The bank pointed specifically to production disruptions in Kazakhstan, unusually severe cold in parts of the United States, heightened tensions in the Middle East and a tightening of U.S. restrictions on Russian crude as contributors to prices remaining above $60 a barrel.

Oil moved higher on Wednesday to its strongest levels since late September amid renewed concern over Iran and additional support from a weaker U.S. dollar. In public comments, U.S. President Donald Trump urged Iran to negotiate on nuclear weapons or face an attack the U.S. said would be far worse. Tehran responded with a threat to strike back against the United States, Israel and those who support them.

Citi estimated that the prospect of Iran being attacked has added a geopolitical premium to oil of roughly $3 to $4 a barrel. The bank said any further escalation of tensions would push that premium even higher. Reflecting that dynamic, Citi set a 0-3 month price target of $70 a barrel and said its bullish price case of $72 per barrel would correspond to a scenario in which heightened geopolitical risk materializes.

Chinese purchasing activity was also singled out as a factor that may help explain oil's unexpected resilience. Citi noted ongoing inventory-driven imports by China and estimated that apparent crude stock builds averaged about 0.7 million barrels per day in 2025.

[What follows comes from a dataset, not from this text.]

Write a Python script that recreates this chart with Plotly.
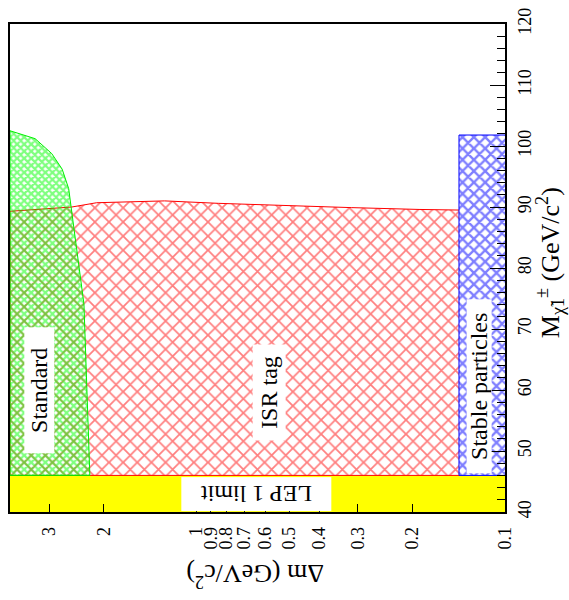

On the policy side, OPEC+ is expected to maintain a pause on output increases for March at a meeting on Sunday, according to the view conveyed by three OPEC+ delegates. Citi underscored that a continued pause and a drop in Kazakhstan's output have supported prices. The bank added that even if OPEC+ resumes production increases from April, the practical effect of tighter restrictions on purchases of Russian oil - including measures affecting India - could reduce the usable supply that would otherwise offset higher prices.


Key takeaways:

  • Citi projects a near-term price target of $70/bbl and a bullish case at $72/bbl if geopolitical tensions intensify.
  • Geopolitical premium tied to Iran risks is estimated at about $3-$4 per barrel.
  • Supply disruptions, strong Chinese buying and policy limits on Russian crude are cited as primary price supports.

Risks

  • Further geopolitical escalation, notably around Iran, which Citi says could raise the oil price premium by $3-$4 a barrel - affecting energy markets and trader risk sentiment.
  • Tighter U.S. restrictions on Russian oil purchases, which could constrain effective supply and influence refining feedstock availability and regional trade flows.
  • Supply outages such as those in Kazakhstan and severe U.S. cold weather, which can tighten near-term availability and disrupt logistics for energy and related industries.